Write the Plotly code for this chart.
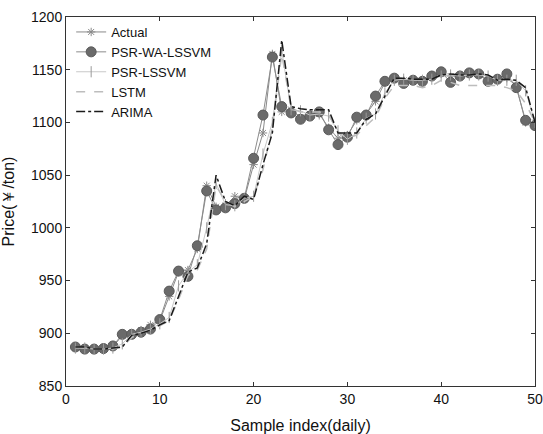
import plotly.graph_objects as go

x = list(range(1, 51))

actual = [887, 885, 885, 886, 887, 898, 900, 903, 908, 912,
          935, 958, 960, 980, 1040, 1020, 1021, 1030, 1027, 1060,
          1090, 1165, 1110, 1112, 1105, 1108, 1108, 1095, 1085, 1088,
          1102, 1108, 1120, 1138, 1142, 1140, 1140, 1140, 1145, 1146,
          1144, 1145, 1146, 1145, 1140, 1141, 1142, 1135, 1100, 1100]

psr_wa_lssvm = [887, 885, 885, 885.5, 888, 899, 899, 901, 904, 913,
                940, 959, 954, 983, 1035, 1017, 1019, 1023, 1028, 1066,
                1107, 1162, 1115, 1109, 1103, 1106, 1110, 1093, 1079, 1086,
                1105, 1107, 1125, 1139, 1142, 1137, 1140, 1139, 1144, 1148,
                1138, 1144, 1147, 1146, 1139, 1141, 1146, 1133, 1102, 1097]

psr_lssvm = [886, 886, 885, 885, 886, 890, 899, 901, 904, 909,
             915, 945, 958, 965, 1000, 1042, 1022, 1021, 1028, 1030,
             1070, 1100, 1168, 1112, 1111, 1107, 1108, 1106, 1092, 1084,
             1090, 1104, 1108, 1128, 1140, 1141, 1140, 1140, 1141, 1144,
             1145, 1144, 1145, 1145, 1144, 1140, 1140, 1140, 1130, 1100]

lstm = [887, 886, 885, 885, 885, 887, 896, 900, 903, 907,
        912, 932, 955, 960, 980, 1040, 1025, 1020, 1025, 1030,
        1055, 1095, 1165, 1113, 1110, 1110, 1110, 1108, 1090, 1085,
        1088, 1097, 1105, 1123, 1135, 1135, 1135, 1133, 1135, 1140,
        1138, 1135, 1135, 1135, 1135, 1135, 1133, 1130, 1118, 1100]

arima = [887, 887, 885, 885, 886, 887, 898, 900, 903, 908,
         912, 935, 958, 962, 985, 1050, 1025, 1021, 1030, 1027,
         1060, 1090, 1178, 1115, 1113, 1112, 1112, 1112, 1090, 1090,
         1090, 1103, 1108, 1125, 1142, 1142, 1141, 1141, 1141, 1145,
         1146, 1145, 1145, 1146, 1145, 1140, 1141, 1140, 1133, 1100]

FONT = "Liberation Sans, Arial, sans-serif"

fig = go.Figure()

fig.add_trace(go.Scatter(
    x=x, y=actual, name="Actual", mode="lines+markers",
    line=dict(color="#8a8a8a", width=1),
    marker=dict(symbol="asterisk-open", size=7, color="#8a8a8a",
                line=dict(color="#8a8a8a", width=1))))

fig.add_trace(go.Scatter(
    x=x, y=psr_wa_lssvm, name="PSR-WA-LSSVM", mode="lines+markers",
    line=dict(color="#8c8c8c", width=1),
    marker=dict(symbol="circle", size=10, color="#6a6a6a",
                line=dict(color="#5a5a5a", width=1))))

fig.add_trace(go.Scatter(
    x=x, y=psr_lssvm, name="PSR-LSSVM", mode="lines+markers",
    line=dict(color="#c8c8c8", width=1),
    marker=dict(symbol="line-ns-open", size=8, color="#9a9a9a",
                line=dict(color="#9a9a9a", width=1))))

fig.add_trace(go.Scatter(
    x=x, y=lstm, name="LSTM", mode="lines",
    line=dict(color="#bdbdbd", width=1.5, dash="dash")))

fig.add_trace(go.Scatter(
    x=x, y=arima, name="ARIMA", mode="lines",
    line=dict(color="#1a1a1a", width=1.5, dash="dashdot")))

axis_common = dict(
    showgrid=False, zeroline=False, showline=True, linecolor="#333333",
    linewidth=1, mirror="ticks", ticks="inside", ticklen=4,
    tickcolor="#333333", automargin=False,
    tickfont=dict(family=FONT, size=14, color="#111111"),
)

fig.update_xaxes(range=[0, 50], tickvals=[0, 10, 20, 30, 40, 50],
                 title=dict(text="Sample index(daily)",
                            font=dict(family=FONT, size=16, color="#111111")),
                 **axis_common)
fig.update_yaxes(range=[850, 1200], tickvals=[850, 900, 950, 1000, 1050, 1100, 1150, 1200],
                 title=dict(text="Price(￥/ton)",
                            font=dict(family=FONT, size=16, color="#111111")),
                 **axis_common)

fig.update_layout(
    width=543, height=434,
    margin=dict(l=66, r=8, t=17, b=48),
    paper_bgcolor="white", plot_bgcolor="white",
    showlegend=True,
    legend=dict(x=0.011, y=1.0, xanchor="left", yanchor="top",
                bgcolor="rgba(255,255,255,0)", borderwidth=0,
                font=dict(family=FONT, size=13, color="#111111"),
                tracegroupgap=0, itemwidth=30),
)

fig.write_html("out.html")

» **Task directions**
Your task is to restate word for word the lines from the top of the data to the line containing "fig = go.Figure()", both ends included, with every picture left out.

» **Correct answer**
Write the Plotly code for this chart.
import plotly.graph_objects as go

x = list(range(1, 51))

actual = [887, 885, 885, 886, 887, 898, 900, 903, 908, 912,
          935, 958, 960, 980, 1040, 1020, 1021, 1030, 1027, 1060,
          1090, 1165, 1110, 1112, 1105, 1108, 1108, 1095, 1085, 1088,
          1102, 1108, 1120, 1138, 1142, 1140, 1140, 1140, 1145, 1146,
          1144, 1145, 1146, 1145, 1140, 1141, 1142, 1135, 1100, 1100]

psr_wa_lssvm = [887, 885, 885, 885.5, 888, 899, 899, 901, 904, 913,
                940, 959, 954, 983, 1035, 1017, 1019, 1023, 1028, 1066,
                1107, 1162, 1115, 1109, 1103, 1106, 1110, 1093, 1079, 1086,
                1105, 1107, 1125, 1139, 1142, 1137, 1140, 1139, 1144, 1148,
                1138, 1144, 1147, 1146, 1139, 1141, 1146, 1133, 1102, 1097]

psr_lssvm = [886, 886, 885, 885, 886, 890, 899, 901, 904, 909,
             915, 945, 958, 965, 1000, 1042, 1022, 1021, 1028, 1030,
             1070, 1100, 1168, 1112, 1111, 1107, 1108, 1106, 1092, 1084,
             1090, 1104, 1108, 1128, 1140, 1141, 1140, 1140, 1141, 1144,
             1145, 1144, 1145, 1145, 1144, 1140, 1140, 1140, 1130, 1100]

lstm = [887, 886, 885, 885, 885, 887, 896, 900, 903, 907,
        912, 932, 955, 960, 980, 1040, 1025, 1020, 1025, 1030,
        1055, 1095, 1165, 1113, 1110, 1110, 1110, 1108, 1090, 1085,
        1088, 1097, 1105, 1123, 1135, 1135, 1135, 1133, 1135, 1140,
        1138, 1135, 1135, 1135, 1135, 1135, 1133, 1130, 1118, 1100]

arima = [887, 887, 885, 885, 886, 887, 898, 900, 903, 908,
         912, 935, 958, 962, 985, 1050, 1025, 1021, 1030, 1027,
         1060, 1090, 1178, 1115, 1113, 1112, 1112, 1112, 1090, 1090,
         1090, 1103, 1108, 1125, 1142, 1142, 1141, 1141, 1141, 1145,
         1146, 1145, 1145, 1146, 1145, 1140, 1141, 1140, 1133, 1100]

FONT = "Liberation Sans, Arial, sans-serif"

fig = go.Figure()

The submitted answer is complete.